Opinión

Deportistas de oro

Después de quince días de infarto, de gloria televisiva y éxtasis, a uno le dan ganas de calzarse una medalla al cuello, aunque sea por aquello del síndrome de imitación.

Nunca hemos estado tan cerca de Río, por momentos se percibía hasta la humedad y el calor casi de trópico, el ambiente entre las fabelas, del que sus moradores contaban las “maravillas” de unos juegos que tenían tan cerca, también las playas soñadas entre caipiriñas y garotas; qué cosas, oiga.

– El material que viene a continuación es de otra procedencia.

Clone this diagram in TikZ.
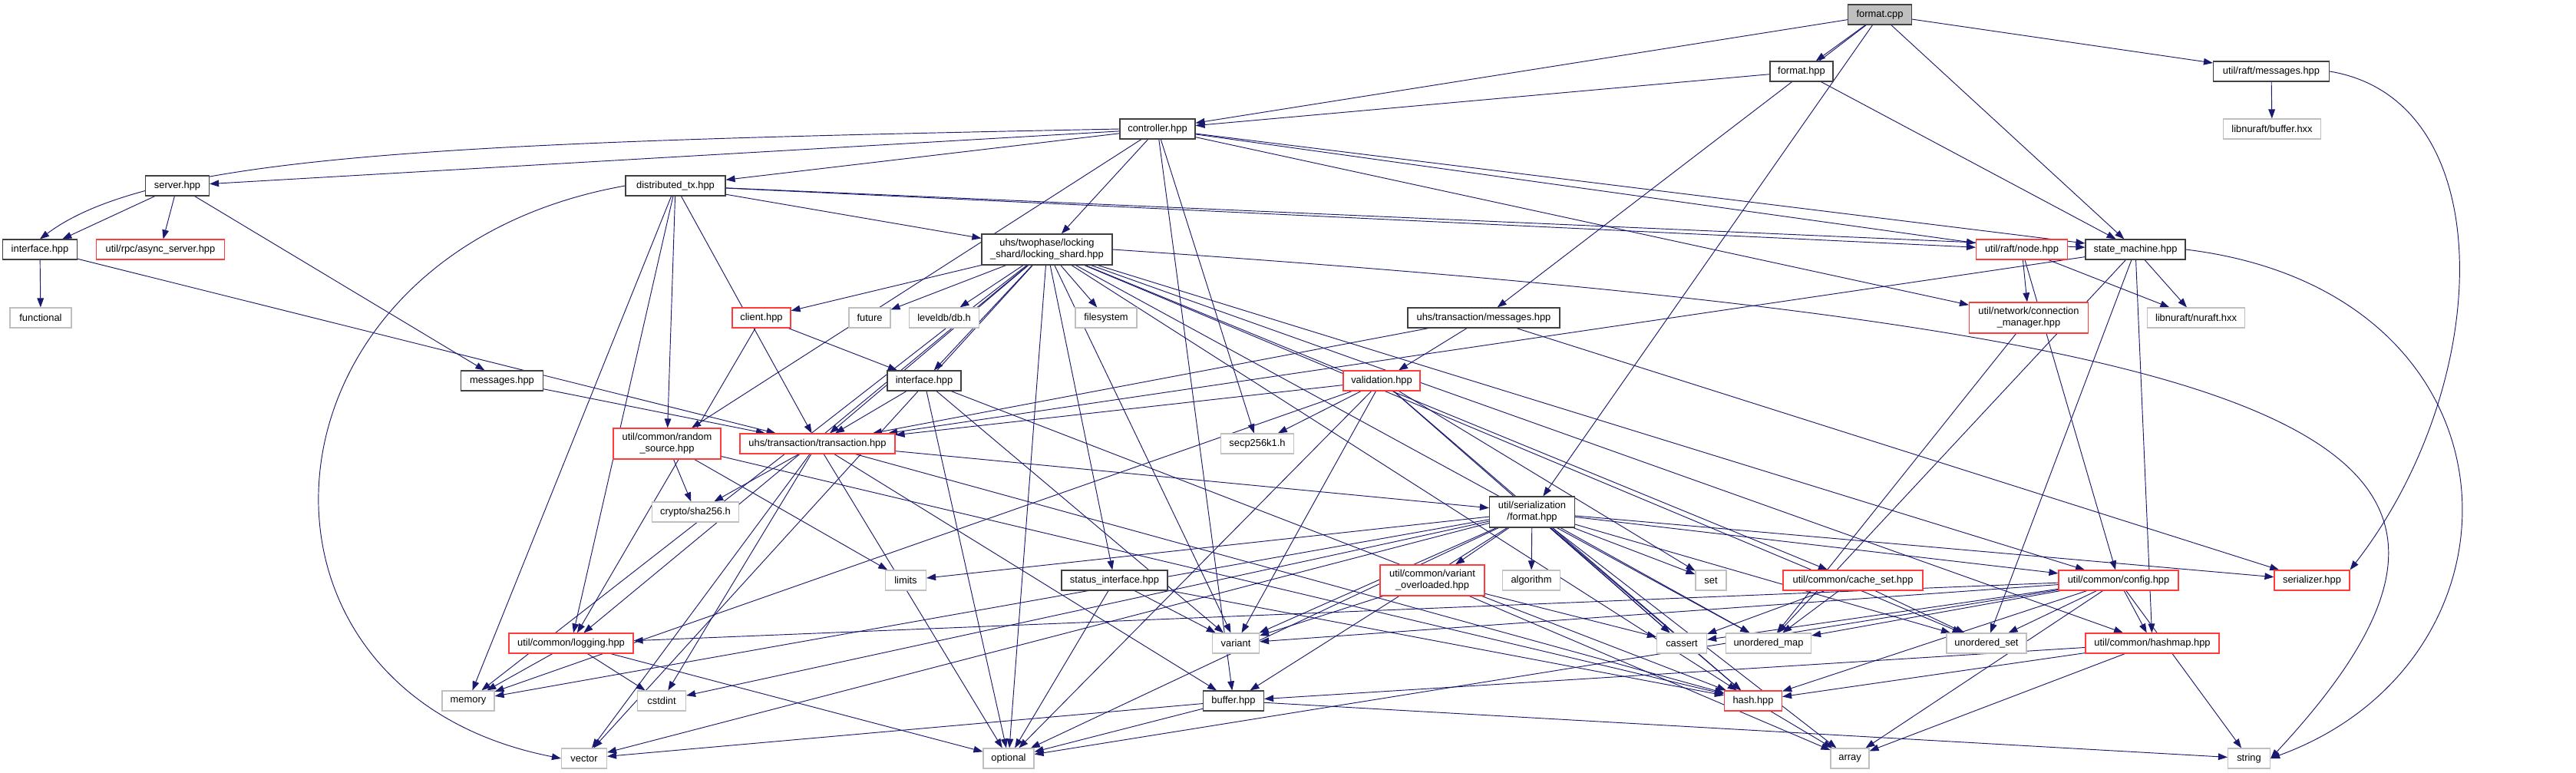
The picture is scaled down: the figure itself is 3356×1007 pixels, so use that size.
\documentclass[tikz,border=0pt]{standalone}
\usepackage{fontspec}
\setmainfont{Liberation Sans}
\usetikzlibrary{arrows.meta,backgrounds}
\definecolor{edgeblue}{HTML}{191970}
\definecolor{boxred}{HTML}{FF3B3B}
\definecolor{boxgrey}{HTML}{BFBFBF}
\definecolor{boxdark}{HTML}{404040}

\begin{document}
\begin{tikzpicture}[x=0.03cm, y=-0.03cm,
    file/.style={rectangle, draw=boxdark, line width=1pt, fill=white,
                 minimum height=0.78cm, inner xsep=1pt, inner ysep=1pt,
                 align=center, font=\fontsize{11}{13}\selectfont},
    sys/.style={file, draw=boxgrey},
    trunc/.style={file, draw=boxred},
    wd/.style={minimum width=#1*0.03cm},
    twoline/.style={minimum height=1.2cm},
    dep/.style={edgeblue, line width=0.8pt, -{Triangle[length=0.36cm, width=0.26cm]}}
]
\useasboundingbox (0,0) rectangle (3356,1007);

% row 0 and 1
\node[file, wd=83, fill=boxgrey] (fcpp) at (2449,19) {format.cpp};
\node[file, wd=82] (fhpp) at (2347,93) {format.hpp};
\node[file, wd=151] (raftmsg) at (2959,93) {util/raft/messages.hpp};
\node[sys, wd=127] (nbuffer) at (2960,168) {libnuraft/buffer.hxx};
\node[file, wd=98] (ctrl) at (1508,168) {controller.hpp};
\node[file, wd=83] (server) at (231,242) {server.hpp};
\node[file, wd=130] (dtx) at (880,242) {distributed\_tx.hpp};

% row 2
\node[file, wd=97] (ifleft) at (52,325) {interface.hpp};
\node[trunc, wd=167] (asyncsrv) at (209,325) {util/rpc/async\_server.hpp};
\node[file, wd=170, twoline] (lshard) at (1364,325) {uhs/twophase/locking\\\_shard/locking\_shard.hpp};
\node[trunc, wd=119] (raftnode) at (2634,325) {util/raft/node.hpp};
\node[file, wd=130] (statem) at (2782,325) {state\_machine.hpp};

% row 3
\node[sys, wd=80] (functional) at (53,414) {functional};
\node[trunc, wd=76] (client) at (992,414) {client.hpp};
\node[sys, wd=54] (future) at (1133,414) {future};
\node[sys, wd=91] (leveldb) at (1230,414) {leveldb/db.h};
\node[sys, wd=80] (filesystem) at (1441,414) {filesystem};
\node[file, wd=198] (txmsg) at (1933,414) {uhs/transaction/messages.hpp};
\node[trunc, wd=155, twoline] (connmgr) at (2643,414) {util/network/connection\\\_manager.hpp};
\node[sys, wd=127] (nuraft) at (2861,414) {libnuraft/nuraft.hxx};

% row 4 and 5
\node[file, wd=107] (msgs) at (654,496) {messages.hpp};
\node[file, wd=96] (ifmid) at (1204,496) {interface.hpp};
\node[trunc, wd=100] (valid) at (1800,496) {validation.hpp};
\node[trunc, wd=140, twoline] (randsrc) at (869,578) {util/common/random\\\_source.hpp};
\node[trunc, wd=202] (txn) at (1065,578) {uhs/transaction/transaction.hpp};
\node[sys, wd=95] (secp) at (1638,578) {secp256k1.h};

% row 6 and 7
\node[sys, wd=113] (sha) at (906,667) {crypto/sha256.h};
\node[file, wd=111, twoline] (serfmt) at (1996,667) {util/serialization\\/format.hpp};
\node[sys, wd=53] (limits) at (1180,756) {limits};
\node[file, wd=138] (statusif) at (1452,756) {status\_interface.hpp};
\node[trunc, wd=136, twoline] (varov) at (1866,756) {util/common/variant\\\_overloaded.hpp};
\node[sys, wd=75] (algorithm) at (1995,756) {algorithm};
\node[sys, wd=40] (set) at (2229,756) {set};
\node[trunc, wd=182] (cacheset) at (2414,756) {util/common/cache\_set.hpp};
\node[trunc, wd=156] (config) at (2760,756) {util/common/config.hpp};
\node[trunc, wd=98] (serializer) at (3012,756) {serializer.hpp};

% row 8
\node[trunc, wd=162] (logging) at (744,838) {util/common/logging.hpp};
\node[sys, wd=61] (variant) at (1610,838) {variant};
\node[sys, wd=65] (cassert) at (2191,838) {cassert};
\node[sys, wd=111] (umap) at (2304,838) {unordered\_map};
\node[sys, wd=104] (uset) at (2588,838) {unordered\_set};
\node[trunc, wd=174] (hashmap) at (2804,838) {util/common/hashmap.hpp};

% row 9 and 10
\node[sys, wd=68] (memory) at (610,913) {memory};
\node[sys, wd=63] (cstdint) at (862,913) {cstdint};
\node[file, wd=79] (buffer) at (1607,913) {buffer.hpp};
\node[trunc, wd=75] (hash) at (2284,913) {hash.hpp};
\node[sys, wd=59] (vector) at (761,988) {vector};
\node[sys, wd=66] (optional) at (1314,988) {optional};
\node[sys, wd=50] (array) at (2410,988) {array};
\node[sys, wd=55] (string) at (2930,988) {string};

\begin{scope}[on background layer]
\foreach \src/\dst in {fcpp/fhpp, fcpp/ctrl, fcpp/raftmsg, fcpp/statem, fcpp/txmsg, fcpp/serfmt,
    fhpp/ctrl, fhpp/statem, raftmsg/nbuffer,
    ctrl/server, ctrl/dtx, ctrl/lshard, ctrl/statem, ctrl/raftnode, ctrl/connmgr,
    ctrl/secp, ctrl/randsrc, ctrl/buffer,
    server/ifleft, server/asyncsrv, server/msgs,
    dtx/lshard, dtx/raftnode, dtx/statem, dtx/txn, dtx/memory, dtx/logging, dtx/randsrc,
    ifleft/functional, ifleft/txn,
    lshard/client, lshard/future, lshard/leveldb, lshard/filesystem, lshard/ifmid,
    lshard/statusif, lshard/txn, lshard/variant, lshard/logging, lshard/memory,
    lshard/vector, lshard/cacheset, lshard/config, lshard/hash, lshard/hashmap,
    lshard/umap, lshard/uset, lshard/optional,
    raftnode/connmgr, raftnode/nuraft, raftnode/config,
    statem/nuraft, statem/uset, statem/umap, statem/hashmap, statem/txn,
    connmgr/umap, client/ifmid, client/logging, msgs/txn,
    ifmid/txn, ifmid/optional, ifmid/variant, ifmid/hash,
    txmsg/valid, txmsg/txn, txmsg/serializer,
    valid/txn, valid/secp, valid/variant, valid/optional, valid/set, valid/cassert,
    valid/hash, valid/memory,
    randsrc/sha, randsrc/limits, randsrc/hash,
    txn/sha, txn/serfmt, txn/optional, txn/cstdint, txn/vector, txn/hash, txn/buffer,
    serfmt/varov, serfmt/algorithm, serfmt/set, serfmt/cassert, serfmt/umap,
    serfmt/config, serfmt/serializer, serfmt/uset, serfmt/hash, serfmt/array,
    serfmt/optional, serfmt/buffer, serfmt/variant, serfmt/limits, serfmt/memory,
    serfmt/vector, serfmt/cstdint,
    varov/variant, varov/cassert, varov/array,
    cacheset/cassert, cacheset/umap, cacheset/uset,
    config/logging, config/uset, config/hashmap, config/string, config/hash,
    config/cassert, config/umap, config/variant, config/optional, config/array,
    logging/memory, logging/cstdint, logging/optional,
    statusif/variant, statusif/optional, statusif/hash,
    buffer/vector, buffer/optional, buffer/string,
    hash/array, hashmap/buffer, hashmap/hash, hashmap/array}
  \draw[dep] (\src) -- (\dst);

% long curved ones
\draw[dep] (ctrl.west) .. controls (600,185) and (200,200) .. (ifleft.north);
\draw[dep] (dtx.west) .. controls (320,330) and (280,900) .. (vector.west);
\draw[dep] (raftmsg.east) .. controls (3260,130) and (3250,500) .. (serializer.north east);
\draw[dep] (statem.east) .. controls (3300,380) and (3310,860) .. (string.east);
\draw[dep] (lshard.east) .. controls (3000,430) and (3356,560) .. (string.east);
\end{scope}
\end{tikzpicture}
\end{document}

Por momentos, la estratosférica dimensión de Nadal era propia, su empecinamiento contagioso, hasta el punto de que más de uno hubiera entrado al vestuario donde se atrincheraba el contrincante japonés y le hubiera mazado la cabeza a golpes. Mireia Belmonte que nos hizo sentir como escualos braceando en medio del salón; acongojados por el esfuerzo de Lydia Valentín, con la columna vertebral a punto de resquebrajarse, por suerte su cuerpo es otro. Los gritos descomunales de Carolina Marín imagino que por aquello de acojonar al contrario en un deporte inimaginable por estos lares, cuyas narraciones pusieron a prueba a los comentaristas. Nada que ver con el piragüismo, donde desde las gestas de David Cal éstas eran casi habituales. Así que lo de Craviotto, Toro, Chorraut, o Marcos Cooper entraba dentro de lo previsible; lástima de la admirable Teresa Portela, que supo ver su clasificación como un síntoma de que las rivales fueron mucho mejores y ahí se queda el lamento. La parsimonia y el buen rollismo de Ruth Beitia que por momentos su declaraciones parecían más propias de una especialista en coaching profesional que de una deportista que se jugaba las habichuelas frente a rivales en plena explosión de juventud. Por momentos uno se imaginaba como propia esa bendita mano de Claver que restaba la gloria australiana en favor de los nuestros.

En fin, que después de quince días ya no sabemos qué hacer con tanta gloria. Tal vez levantarnos del sofá.